Given information:
⟨

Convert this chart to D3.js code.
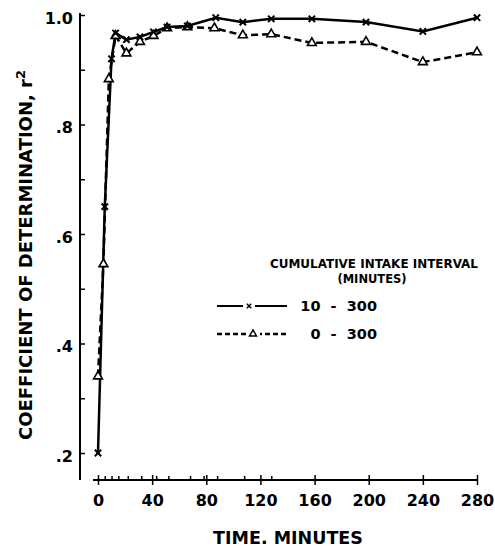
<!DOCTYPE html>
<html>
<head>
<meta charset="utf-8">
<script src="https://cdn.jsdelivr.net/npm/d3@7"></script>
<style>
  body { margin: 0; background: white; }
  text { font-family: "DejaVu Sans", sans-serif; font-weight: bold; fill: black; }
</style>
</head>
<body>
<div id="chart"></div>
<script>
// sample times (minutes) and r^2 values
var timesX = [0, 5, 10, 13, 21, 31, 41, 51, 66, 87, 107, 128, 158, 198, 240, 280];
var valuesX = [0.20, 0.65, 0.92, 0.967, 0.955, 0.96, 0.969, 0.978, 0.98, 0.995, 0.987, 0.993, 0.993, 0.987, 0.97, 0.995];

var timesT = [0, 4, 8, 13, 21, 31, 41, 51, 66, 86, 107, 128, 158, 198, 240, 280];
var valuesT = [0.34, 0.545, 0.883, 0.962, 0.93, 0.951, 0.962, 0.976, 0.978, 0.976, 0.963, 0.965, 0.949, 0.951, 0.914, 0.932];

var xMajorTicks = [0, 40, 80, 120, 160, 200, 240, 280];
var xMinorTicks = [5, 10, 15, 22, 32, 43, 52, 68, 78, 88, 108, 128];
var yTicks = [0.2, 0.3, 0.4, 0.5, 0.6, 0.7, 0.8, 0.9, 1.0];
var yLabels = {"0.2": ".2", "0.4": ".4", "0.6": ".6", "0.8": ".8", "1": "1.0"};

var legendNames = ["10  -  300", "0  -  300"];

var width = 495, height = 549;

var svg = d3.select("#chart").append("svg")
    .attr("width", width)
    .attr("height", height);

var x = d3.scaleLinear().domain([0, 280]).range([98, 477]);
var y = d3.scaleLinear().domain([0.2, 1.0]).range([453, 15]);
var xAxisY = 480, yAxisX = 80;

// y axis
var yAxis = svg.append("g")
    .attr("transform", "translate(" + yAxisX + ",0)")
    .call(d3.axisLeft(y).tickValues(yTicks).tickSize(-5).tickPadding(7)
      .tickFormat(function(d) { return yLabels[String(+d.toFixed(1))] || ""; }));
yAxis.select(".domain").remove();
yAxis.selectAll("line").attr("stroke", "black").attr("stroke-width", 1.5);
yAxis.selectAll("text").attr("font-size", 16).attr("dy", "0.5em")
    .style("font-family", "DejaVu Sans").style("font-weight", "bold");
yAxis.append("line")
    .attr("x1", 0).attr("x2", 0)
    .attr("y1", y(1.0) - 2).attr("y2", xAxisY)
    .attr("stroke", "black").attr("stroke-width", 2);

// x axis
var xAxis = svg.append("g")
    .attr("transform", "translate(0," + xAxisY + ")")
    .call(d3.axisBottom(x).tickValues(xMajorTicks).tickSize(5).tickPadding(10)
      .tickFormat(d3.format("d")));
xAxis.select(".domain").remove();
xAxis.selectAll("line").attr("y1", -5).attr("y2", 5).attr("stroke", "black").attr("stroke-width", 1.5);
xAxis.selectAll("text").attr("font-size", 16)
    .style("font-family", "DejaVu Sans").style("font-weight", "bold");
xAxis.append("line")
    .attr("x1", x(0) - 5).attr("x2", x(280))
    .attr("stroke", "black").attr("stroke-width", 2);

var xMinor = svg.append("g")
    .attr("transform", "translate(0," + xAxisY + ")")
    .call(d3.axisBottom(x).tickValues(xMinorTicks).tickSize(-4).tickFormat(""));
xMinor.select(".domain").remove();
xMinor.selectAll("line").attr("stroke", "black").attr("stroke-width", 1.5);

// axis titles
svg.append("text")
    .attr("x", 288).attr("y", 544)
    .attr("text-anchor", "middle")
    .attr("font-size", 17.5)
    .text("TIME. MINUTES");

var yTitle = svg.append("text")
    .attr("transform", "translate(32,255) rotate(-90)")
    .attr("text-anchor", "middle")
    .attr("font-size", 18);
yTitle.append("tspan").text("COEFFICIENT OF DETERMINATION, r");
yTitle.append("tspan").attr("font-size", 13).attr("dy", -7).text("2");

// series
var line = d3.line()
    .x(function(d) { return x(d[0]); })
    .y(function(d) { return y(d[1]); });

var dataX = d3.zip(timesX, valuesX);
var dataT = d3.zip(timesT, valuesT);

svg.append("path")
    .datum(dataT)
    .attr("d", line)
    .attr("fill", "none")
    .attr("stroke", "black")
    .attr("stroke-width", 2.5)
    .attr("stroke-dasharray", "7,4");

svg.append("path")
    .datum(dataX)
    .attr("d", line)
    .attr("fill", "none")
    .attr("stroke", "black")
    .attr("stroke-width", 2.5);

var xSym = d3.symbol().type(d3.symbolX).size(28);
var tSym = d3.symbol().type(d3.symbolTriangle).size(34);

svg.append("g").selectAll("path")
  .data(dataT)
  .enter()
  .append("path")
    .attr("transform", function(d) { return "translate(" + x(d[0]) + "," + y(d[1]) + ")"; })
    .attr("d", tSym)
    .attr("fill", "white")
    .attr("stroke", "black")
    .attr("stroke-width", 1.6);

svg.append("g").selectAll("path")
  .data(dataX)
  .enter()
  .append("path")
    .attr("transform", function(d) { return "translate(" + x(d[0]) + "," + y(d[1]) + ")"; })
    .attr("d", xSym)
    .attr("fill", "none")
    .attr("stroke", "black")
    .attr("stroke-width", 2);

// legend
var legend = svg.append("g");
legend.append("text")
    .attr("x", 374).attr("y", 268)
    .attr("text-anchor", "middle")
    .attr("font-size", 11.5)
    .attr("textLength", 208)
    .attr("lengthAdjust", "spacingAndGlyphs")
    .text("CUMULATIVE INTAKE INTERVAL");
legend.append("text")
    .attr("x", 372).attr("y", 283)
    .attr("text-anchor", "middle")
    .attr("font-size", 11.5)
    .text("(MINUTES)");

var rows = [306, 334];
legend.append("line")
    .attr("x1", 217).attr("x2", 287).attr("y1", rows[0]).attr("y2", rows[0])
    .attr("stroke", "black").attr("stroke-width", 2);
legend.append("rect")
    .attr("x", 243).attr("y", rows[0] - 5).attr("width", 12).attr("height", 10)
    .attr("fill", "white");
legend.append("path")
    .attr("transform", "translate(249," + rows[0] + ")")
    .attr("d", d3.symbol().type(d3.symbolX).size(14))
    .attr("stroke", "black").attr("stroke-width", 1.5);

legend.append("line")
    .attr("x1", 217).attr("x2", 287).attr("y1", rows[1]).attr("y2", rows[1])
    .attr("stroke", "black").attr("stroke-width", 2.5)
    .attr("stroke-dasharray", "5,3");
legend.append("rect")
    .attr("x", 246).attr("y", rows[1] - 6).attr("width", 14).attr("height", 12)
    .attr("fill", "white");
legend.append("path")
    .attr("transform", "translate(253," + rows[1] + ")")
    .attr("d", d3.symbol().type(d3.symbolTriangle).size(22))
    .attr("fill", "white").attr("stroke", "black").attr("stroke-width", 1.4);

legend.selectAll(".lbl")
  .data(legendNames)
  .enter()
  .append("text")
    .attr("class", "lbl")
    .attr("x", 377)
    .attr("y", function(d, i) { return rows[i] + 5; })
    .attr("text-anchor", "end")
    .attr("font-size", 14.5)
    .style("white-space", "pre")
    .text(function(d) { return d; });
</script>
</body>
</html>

⟩

Your task:
Except for the pictures, print the data above exactly.

Correct answer:
Convert this chart to D3.js code.
<!DOCTYPE html>
<html>
<head>
<meta charset="utf-8">
<script src="https://cdn.jsdelivr.net/npm/d3@7"></script>
<style>
  body { margin: 0; background: white; }
  text { font-family: "DejaVu Sans", sans-serif; font-weight: bold; fill: black; }
</style>
</head>
<body>
<div id="chart"></div>
<script>
// sample times (minutes) and r^2 values
var timesX = [0, 5, 10, 13, 21, 31, 41, 51, 66, 87, 107, 128, 158, 198, 240, 280];
var valuesX = [0.20, 0.65, 0.92, 0.967, 0.955, 0.96, 0.969, 0.978, 0.98, 0.995, 0.987, 0.993, 0.993, 0.987, 0.97, 0.995];

var timesT = [0, 4, 8, 13, 21, 31, 41, 51, 66, 86, 107, 128, 158, 198, 240, 280];
var valuesT = [0.34, 0.545, 0.883, 0.962, 0.93, 0.951, 0.962, 0.976, 0.978, 0.976, 0.963, 0.965, 0.949, 0.951, 0.914, 0.932];

var xMajorTicks = [0, 40, 80, 120, 160, 200, 240, 280];
var xMinorTicks = [5, 10, 15, 22, 32, 43, 52, 68, 78, 88, 108, 128];
var yTicks = [0.2, 0.3, 0.4, 0.5, 0.6, 0.7, 0.8, 0.9, 1.0];
var yLabels = {"0.2": ".2", "0.4": ".4", "0.6": ".6", "0.8": ".8", "1": "1.0"};

var legendNames = ["10  -  300", "0  -  300"];

var width = 495, height = 549;

var svg = d3.select("#chart").append("svg")
    .attr("width", width)
    .attr("height", height);

var x = d3.scaleLinear().domain([0, 280]).range([98, 477]);
var y = d3.scaleLinear().domain([0.2, 1.0]).range([453, 15]);
var xAxisY = 480, yAxisX = 80;

// y axis
var yAxis = svg.append("g")
    .attr("transform", "translate(" + yAxisX + ",0)")
    .call(d3.axisLeft(y).tickValues(yTicks).tickSize(-5).tickPadding(7)
      .tickFormat(function(d) { return yLabels[String(+d.toFixed(1))] || ""; }));
yAxis.select(".domain").remove();
yAxis.selectAll("line").attr("stroke", "black").attr("stroke-width", 1.5);
yAxis.selectAll("text").attr("font-size", 16).attr("dy", "0.5em")
    .style("font-family", "DejaVu Sans").style("font-weight", "bold");
yAxis.append("line")
    .attr("x1", 0).attr("x2", 0)
    .attr("y1", y(1.0) - 2).attr("y2", xAxisY)
    .attr("stroke", "black").attr("stroke-width", 2);

// x axis
var xAxis = svg.append("g")
    .attr("transform", "translate(0," + xAxisY + ")")
    .call(d3.axisBottom(x).tickValues(xMajorTicks).tickSize(5).tickPadding(10)
      .tickFormat(d3.format("d")));
xAxis.select(".domain").remove();
xAxis.selectAll("line").attr("y1", -5).attr("y2", 5).attr("stroke", "black").attr("stroke-width", 1.5);
xAxis.selectAll("text").attr("font-size", 16)
    .style("font-family", "DejaVu Sans").style("font-weight", "bold");
xAxis.append("line")
    .attr("x1", x(0) - 5).attr("x2", x(280))
    .attr("stroke", "black").attr("stroke-width", 2);

var xMinor = svg.append("g")
    .attr("transform", "translate(0," + xAxisY + ")")
    .call(d3.axisBottom(x).tickValues(xMinorTicks).tickSize(-4).tickFormat(""));
xMinor.select(".domain").remove();
xMinor.selectAll("line").attr("stroke", "black").attr("stroke-width", 1.5);

// axis titles
svg.append("text")
    .attr("x", 288).attr("y", 544)
    .attr("text-anchor", "middle")
    .attr("font-size", 17.5)
    .text("TIME. MINUTES");

var yTitle = svg.append("text")
    .attr("transform", "translate(32,255) rotate(-90)")
    .attr("text-anchor", "middle")
    .attr("font-size", 18);
yTitle.append("tspan").text("COEFFICIENT OF DETERMINATION, r");
yTitle.append("tspan").attr("font-size", 13).attr("dy", -7).text("2");

// series
var line = d3.line()
    .x(function(d) { return x(d[0]); })
    .y(function(d) { return y(d[1]); });

var dataX = d3.zip(timesX, valuesX);
var dataT = d3.zip(timesT, valuesT);

svg.append("path")
    .datum(dataT)
    .attr("d", line)
    .attr("fill", "none")
    .attr("stroke", "black")
    .attr("stroke-width", 2.5)
    .attr("stroke-dasharray", "7,4");

svg.append("path")
    .datum(dataX)
    .attr("d", line)
    .attr("fill", "none")
    .attr("stroke", "black")
    .attr("stroke-width", 2.5);

var xSym = d3.symbol().type(d3.symbolX).size(28);
var tSym = d3.symbol().type(d3.symbolTriangle).size(34);

svg.append("g").selectAll("path")
  .data(dataT)
  .enter()
  .append("path")
    .attr("transform", function(d) { return "translate(" + x(d[0]) + "," + y(d[1]) + ")"; })
    .attr("d", tSym)
    .attr("fill", "white")
    .attr("stroke", "black")
    .attr("stroke-width", 1.6);

svg.append("g").selectAll("path")
  .data(dataX)
  .enter()
  .append("path")
    .attr("transform", function(d) { return "translate(" + x(d[0]) + "," + y(d[1]) + ")"; })
    .attr("d", xSym)
    .attr("fill", "none")
    .attr("stroke", "black")
    .attr("stroke-width", 2);

// legend
var legend = svg.append("g");
legend.append("text")
    .attr("x", 374).attr("y", 268)
    .attr("text-anchor", "middle")
    .attr("font-size", 11.5)
    .attr("textLength", 208)
    .attr("lengthAdjust", "spacingAndGlyphs")
    .text("CUMULATIVE INTAKE INTERVAL");
legend.append("text")
    .attr("x", 372).attr("y", 283)
    .attr("text-anchor", "middle")
    .attr("font-size", 11.5)
    .text("(MINUTES)");

var rows = [306, 334];
legend.append("line")
    .attr("x1", 217).attr("x2", 287).attr("y1", rows[0]).attr("y2", rows[0])
    .attr("stroke", "black").attr("stroke-width", 2);
legend.append("rect")
    .attr("x", 243).attr("y", rows[0] - 5).attr("width", 12).attr("height", 10)
    .attr("fill", "white");
legend.append("path")
    .attr("transform", "translate(249," + rows[0] + ")")
    .attr("d", d3.symbol().type(d3.symbolX).size(14))
    .attr("stroke", "black").attr("stroke-width", 1.5);

legend.append("line")
    .attr("x1", 217).attr("x2", 287).attr("y1", rows[1]).attr("y2", rows[1])
    .attr("stroke", "black").attr("stroke-width", 2.5)
    .attr("stroke-dasharray", "5,3");
legend.append("rect")
    .attr("x", 246).attr("y", rows[1] - 6).attr("width", 14).attr("height", 12)
    .attr("fill", "white");
legend.append("path")
    .attr("transform", "translate(253," + rows[1] + ")")
    .attr("d", d3.symbol().type(d3.symbolTriangle).size(22))
    .attr("fill", "white").attr("stroke", "black").attr("stroke-width", 1.4);

legend.selectAll(".lbl")
  .data(legendNames)
  .enter()
  .append("text")
    .attr("class", "lbl")
    .attr("x", 377)
    .attr("y", function(d, i) { return rows[i] + 5; })
    .attr("text-anchor", "end")
    .attr("font-size", 14.5)
    .style("white-space", "pre")
    .text(function(d) { return d; });
</script>
</body>
</html>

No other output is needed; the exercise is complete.